Berkeley Man Released From Immigration Detention

A Berkeley resident is free after more than two months in immigration detention, during which he faced deportation to China.

Daniel Maher, an undocumented Chinese immigrant who came to the U.S. from Macau when he was 2 years old, was released Friday by Immigration and Customs Enforcement after a home raid led to his being detained for more than 75 days, according to a media advisory issued by Asian Law Caucus.

Maher is the Recycling Director of Berkeley's Ecology Center, where he's worked for 14 years following serving a prison sentence for an unspecified crime that he committed when he was 20.

KQED reported that Maher's case was part of ICE's "broader crackdown on Chinese nationals subject to deportation, and undocumented immigrants with prior serious criminal convictions."

"Deportations and ICE raids are a daily event in immigrant communities," Anoop Prasad, attorney for Maher on behalf of the Immigrant Rights Program at the Asian Law Caucus, told NBC Bay Area. "Over 30,000 people are detained by ICE each day and around 400,000 people are deported each year."

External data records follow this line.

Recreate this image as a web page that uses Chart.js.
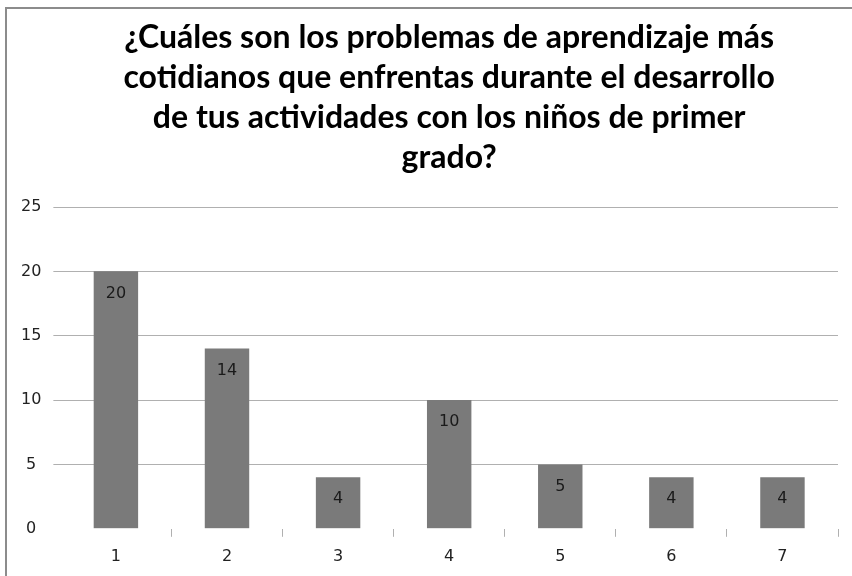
<!DOCTYPE html>
<html>
<head>
<meta charset="utf-8">
<script src="https://cdn.jsdelivr.net/npm/chart.js@4/dist/chart.umd.min.js"></script>
<style>
  html, body { margin: 0; padding: 0; background: #fff; }
  #wrap { position: relative; width: 852px; height: 576px; }
  #frame { position: absolute; left: 5px; top: 7px; right: -4px; bottom: -4px; border: 2px solid #8c8c8c; }
  canvas { position: absolute; left: 0; top: 0; }
</style>
</head>
<body>
<div id="wrap">
  <div id="frame"></div>
  <canvas id="chart" width="852" height="576"></canvas>
</div>
<script>
const titleLines = [
  '¿Cuáles son los problemas de aprendizaje más',
  'cotidianos que enfrentas durante el desarrollo',
  'de tus actividades con los niños de primer',
  'grado?'
];
const categories = ['1', '2', '3', '4', '5', '6', '7'];
const values = [20, 14, 4, 10, 5, 4, 4];
const yTicks = [0, 5, 10, 15, 20, 25];

// labels drawn inside the top of each bar
const barLabels = {
  id: 'barLabels',
  afterDatasetsDraw(chart) {
    const ctx = chart.ctx;
    const meta = chart.getDatasetMeta(0);
    ctx.save();
    ctx.font = '16px "DejaVu Sans"';
    ctx.fillStyle = '#1a1a1a';
    ctx.textAlign = 'center';
    ctx.textBaseline = 'middle';
    meta.data.forEach(function(bar, i) {
      ctx.fillText(String(values[i]), bar.x, bar.y + 22);
    });
    ctx.restore();
  }
};

new Chart(document.getElementById('chart'), {
  type: 'bar',
  data: {
    labels: categories,
    datasets: [{
      data: values,
      backgroundColor: '#7a7a7a',
      borderWidth: 0,
      barPercentage: 0.4,
      categoryPercentage: 1
    }]
  },
  options: {
    responsive: false,
    animation: false,
    layout: { padding: { left: 9, right: 14, top: 0, bottom: 0 } },
    plugins: {
      legend: { display: false },
      tooltip: { enabled: false },
      title: {
        display: true,
        fullSize: false,
        text: titleLines,
        color: '#000',
        font: { family: 'Lato', size: 32, weight: 'bold', lineHeight: '40px' },
        padding: { top: 18, bottom: 29 }
      }
    },
    scales: {
      x: {
        border: { display: false },
        grid: {
          drawOnChartArea: false,
          drawTicks: true,
          tickLength: 8,
          offset: true,
          color: function(c) { return c.index === 0 ? 'rgba(0,0,0,0)' : '#b0b0b0'; }
        },
        ticks: { color: '#222', padding: 10, font: { family: 'DejaVu Sans', size: 16 } }
      },
      y: {
        min: 0,
        max: 25,
        border: { display: false },
        afterBuildTicks: function(axis) { axis.ticks = yTicks.map(function(v) { return { value: v }; }); },
        grid: {
          tickLength: 7,
          color: function(c) { return c.tick && c.tick.value === 0 ? 'rgba(0,0,0,0)' : '#b0b0b0'; }
        },
        ticks: { color: '#222', padding: 12, crossAlign: 'center', font: { family: 'DejaVu Sans', size: 16 } }
      }
    }
  },
  plugins: [barLabels]
});
</script>
</body>
</html>
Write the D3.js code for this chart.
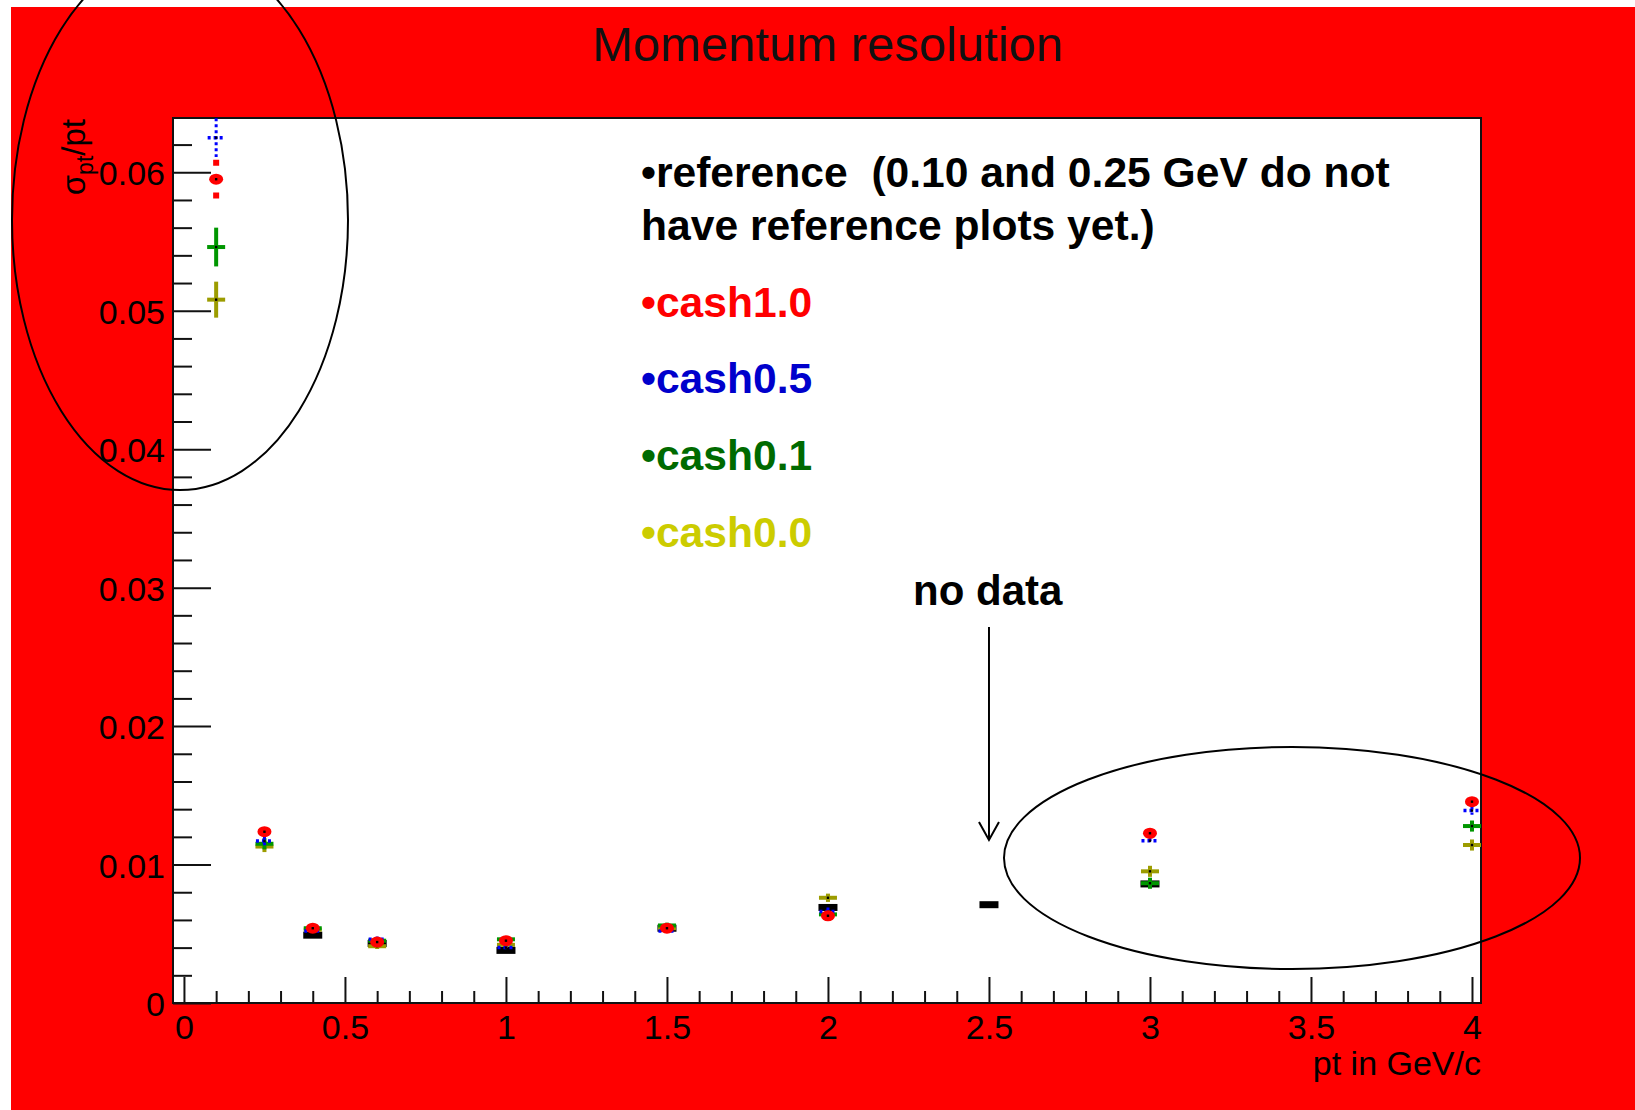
<!DOCTYPE html>
<html>
<head>
<meta charset="utf-8">
<script src="https://cdn.jsdelivr.net/npm/d3@7"></script>
<style>
  body { margin: 0; background: #fff; }
  svg text { font-family: "Liberation Sans", Arial, Helvetica, sans-serif; }
</style>
</head>
<body>
<div id="chart-area"></div>
<script>
// pt bins of the cash samples (no sample at 2.5 GeV)
const ptBins = [0.1, 0.25, 0.4, 0.6, 1.0, 1.5, 2.0, 3.0, 4.0];
const cash10Res = [0.0595, 0.01237, 0.0054, 0.0044, 0.0045, 0.0054, 0.0063, 0.01226, 0.01454];
const cash10Err = [0.0014, 0.0003, 0.0002, 0.0002, 0.0002, 0.0002, 0.0003, 0.0003, 0.0003];
const cash05Res = [0.0625, 0.0117, 0.0052, 0.0046, 0.0040, 0.0052, 0.0066, 0.01172, 0.0139];
const cash05Err = [0.0014, 0.0003, 0.0002, 0.0002, 0.0002, 0.0002, 0.0003, 0.0002, 0.0003];
const cash01Res = [0.0546, 0.0115, 0.0054, 0.0045, 0.0046, 0.0056, 0.0064, 0.00865, 0.01278];
const cash01Err = [0.0014, 0.0004, 0.0002, 0.0002, 0.0002, 0.0002, 0.0003, 0.0004, 0.0004];
const cash00Res = [0.0508, 0.0113, 0.0053, 0.0041, 0.0042, 0.0054, 0.0076, 0.00951, 0.01141];
const cash00Err = [0.0013, 0.0004, 0.0002, 0.0002, 0.0002, 0.0002, 0.0003, 0.0004, 0.0004];

// reference has no 0.10 / 0.25 points
const refPt = [0.4, 0.6, 1.0, 1.5, 2.0, 2.5, 3.0];
const refRes = [0.0049, 0.0043, 0.0038, 0.0054, 0.0069, 0.0071, 0.0086];

const xTicks = [0, 0.5, 1, 1.5, 2, 2.5, 3, 3.5, 4];
const xTickLabels = ['0', '0.5', '1', '1.5', '2', '2.5', '3', '3.5', '4'];
const yTicks = [0, 0.01, 0.02, 0.03, 0.04, 0.05, 0.06];
const yTickLabels = ['0', '0.01', '0.02', '0.03', '0.04', '0.05', '0.06'];

const legendText = ['•reference  (0.10 and 0.25 GeV do not', 'have reference plots yet.)',
  '•cash1.0', '•cash0.5', '•cash0.1', '•cash0.0'];
const legendColors = ['#000', '#000', '#ff0000', '#0000cc', '#006a00', '#cccc00'];

const chartSize = { width: 1635, height: 1110 };
const frame = { left: 173, top: 118, right: 1481, bottom: 1003 };

const initChart = () => {
  const svg = d3.select('#chart-area').append('svg')
    .attr('width', chartSize.width)
    .attr('height', chartSize.height);

  svg.append('rect')
    .attr('x', 11).attr('y', 7)
    .attr('width', chartSize.width - 11).attr('height', chartSize.height - 7)
    .attr('fill', '#ff0000');

  svg.append('rect')
    .attr('x', frame.left).attr('y', frame.top)
    .attr('width', frame.right - frame.left).attr('height', frame.bottom - frame.top)
    .attr('fill', '#fff');

  svg.append('text')
    .attr('x', 828).attr('y', 61)
    .attr('text-anchor', 'middle')
    .attr('font-size', 49)
    .attr('fill', '#111')
    .text('Momentum resolution');

  svg.append('defs').append('clipPath').attr('id', 'plot-clip')
    .append('rect')
    .attr('x', frame.left).attr('y', frame.top)
    .attr('width', frame.right - frame.left).attr('height', frame.bottom - frame.top);

  return svg;
}

const drawAxes = (svg, x, y) => {
  const minorY = d3.range(0, 0.0635, 0.002).filter(v => Math.abs(v * 100 - Math.round(v * 100)) > 1e-6);
  const minorX = d3.range(0, 4.001, 0.1).filter(v => Math.abs(v * 2 - Math.round(v * 2)) > 1e-6);

  const yMinor = svg.append('g').attr('class', 'y minor')
    .attr('transform', `translate(${frame.left},0)`)
    .call(d3.axisLeft(y).tickValues(minorY).tickSize(-19).tickFormat(''));

  const yMajor = svg.append('g').attr('class', 'y axis')
    .attr('transform', `translate(${frame.left},0)`)
    .call(d3.axisLeft(y).tickValues(yTicks).tickSize(-38).tickPadding(8)
      .tickFormat((d, i) => yTickLabels[i]));

  const xMinor = svg.append('g').attr('class', 'x minor')
    .attr('transform', `translate(0,${frame.bottom})`)
    .call(d3.axisBottom(x).tickValues(minorX).tickSize(-12).tickFormat(''));

  const xMajor = svg.append('g').attr('class', 'x axis')
    .attr('transform', `translate(0,${frame.bottom})`)
    .call(d3.axisBottom(x).tickValues(xTicks).tickSize(-26).tickPadding(12)
      .tickFormat((d, i) => xTickLabels[i]));

  [yMinor, yMajor, xMinor, xMajor].forEach(g => {
    g.select('.domain').remove();
    g.selectAll('line').attr('stroke', '#111').attr('stroke-width', 2);
    g.selectAll('text').attr('font-size', 34).attr('fill', '#000')
      .attr('font-family', '"Liberation Sans", Arial, sans-serif');
  });
  yMajor.selectAll('text').attr('dy', '0.37em');

  svg.append('rect')
    .attr('x', frame.left).attr('y', frame.top)
    .attr('width', frame.right - frame.left).attr('height', frame.bottom - frame.top)
    .attr('fill', 'none').attr('stroke', '#111').attr('stroke-width', 2);

  svg.append('text')
    .attr('x', frame.right).attr('y', 1075)
    .attr('text-anchor', 'end')
    .attr('font-size', 34)
    .text('pt in GeV/c');

  const ylabel = svg.append('text')
    .attr('transform', 'translate(85,119) rotate(-90)')
    .attr('text-anchor', 'end')
    .attr('font-size', 33);
  ylabel.append('tspan').text('σ');
  ylabel.append('tspan').attr('dy', 8).attr('font-size', 23).text('pt');
  ylabel.append('tspan').attr('dy', -8).text('/pt');
}

const drawSeries = (svg, x, y) => {
  const plot = svg.append('g').attr('clip-path', 'url(#plot-clip)');

  const ref = refPt.map((p, i) => ({ p, v: refRes[i] }));
  plot.selectAll('.ref').data(ref).join('rect')
    .attr('class', 'ref')
    .attr('x', d => x(d.p) - 9.5).attr('y', d => y(d.v) - 3.5)
    .attr('width', 19).attr('height', 7)
    .attr('fill', '#000');

  const series = [
    { name: 'cash0.0', res: cash00Res, err: cash00Err, color: '#9c9c00', kind: 'plus' },
    { name: 'cash0.1', res: cash01Res, err: cash01Err, color: '#009600', kind: 'plus' },
    { name: 'cash0.5', res: cash05Res, err: cash05Err, color: '#0000ff', kind: 'dotted' },
    { name: 'cash1.0', res: cash10Res, err: cash10Err, color: '#ff0000', kind: 'circle' }
  ];

  series.forEach(s => {
    const pts = ptBins.map((p, i) => ({ p, v: s.res[i], e: s.err[i] }));
    const g = plot.append('g').attr('class', s.name);

    const bars = g.selectAll('.err').data(pts).join('line')
      .attr('class', 'err')
      .attr('x1', d => x(d.p)).attr('x2', d => x(d.p))
      .attr('y1', d => y(d.v + d.e)).attr('y2', d => y(d.v - d.e))
      .attr('stroke', s.color);

    if (s.kind === 'circle') {
      bars.attr('stroke-width', 6).attr('stroke-dasharray', '6,10.4');
      g.selectAll('.mk').data(pts).join('ellipse')
        .attr('cx', d => x(d.p)).attr('cy', d => y(d.v))
        .attr('rx', 7).attr('ry', 5.5)
        .attr('fill', s.color);
    } else if (s.kind === 'dotted') {
      bars.attr('stroke-width', 3).attr('stroke-dasharray', '3,3');
      g.selectAll('.mk').data(pts).join('line')
        .attr('x1', d => x(d.p) - 8.5).attr('x2', d => x(d.p) + 8.5)
        .attr('y1', d => y(d.v)).attr('y2', d => y(d.v))
        .attr('stroke', s.color).attr('stroke-width', 3.5)
        .attr('stroke-dasharray', '3,3');
    } else {
      bars.attr('stroke-width', 4);
      g.selectAll('.mk').data(pts).join('line')
        .attr('x1', d => x(d.p) - 9).attr('x2', d => x(d.p) + 9)
        .attr('y1', d => y(d.v)).attr('y2', d => y(d.v))
        .attr('stroke', s.color).attr('stroke-width', 4);
    }

    g.selectAll('.dot').data(pts).join('rect')
      .attr('class', 'dot')
      .attr('x', d => x(d.p) - 1.2).attr('y', d => y(d.v) - 1.2)
      .attr('width', 2.4).attr('height', 2.4)
      .attr('fill', '#000');
  });
}

const drawNotes = (svg, x, y) => {
  const baselines = [187, 240, 317, 393, 470, 547];
  svg.selectAll('.legend').data(legendText).join('text')
    .attr('class', 'legend')
    .attr('x', 641)
    .attr('y', (d, i) => baselines[i])
    .attr('font-size', 42.6)
    .attr('font-weight', 'bold')
    .attr('fill', (d, i) => legendColors[i])
    .style('white-space', 'pre')
    .text(d => d);

  svg.append('text')
    .attr('x', 913).attr('y', 605)
    .attr('font-size', 42).attr('font-weight', 'bold')
    .text('no data');

  const ax = x(2.5);
  svg.append('line')
    .attr('x1', ax).attr('x2', ax).attr('y1', 627).attr('y2', 840)
    .attr('stroke', '#000').attr('stroke-width', 2);
  svg.append('polyline')
    .attr('points', `${ax - 10},822 ${ax},840 ${ax + 10},822`)
    .attr('fill', 'none').attr('stroke', '#000').attr('stroke-width', 2);

  svg.append('ellipse')
    .attr('cx', 180).attr('cy', 220).attr('rx', 168).attr('ry', 270)
    .attr('fill', 'none').attr('stroke', '#000').attr('stroke-width', 2);
  svg.append('ellipse')
    .attr('cx', 1292).attr('cy', 858).attr('rx', 288).attr('ry', 111)
    .attr('fill', 'none').attr('stroke', '#000').attr('stroke-width', 2);
}

const main = () => {
  const svg = initChart();
  const x = d3.scaleLinear().domain([-0.034, 4.028]).range([frame.left, frame.right]);
  const y = d3.scaleLinear().domain([0, 0.06392]).range([frame.bottom, frame.top]);
  drawAxes(svg, x, y);
  drawSeries(svg, x, y);
  drawNotes(svg, x, y);
}

window.onload = main;
</script>
</body>
</html>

Annette Wong from Chinese for Affirmative Action told KQED that the Asian Law Caucus interviewed several other Chinese detainees who faced the same plight as Maher before campaigning for his release.

“We talked about it, and we identified Daniel as somebody that we wanted to begin a campaign for, because he had so much community support,” she said.

Maher, Prasad, Wong and Martin Bourque from the Ecology Center will host a press conference at Ecology Center on Thursday.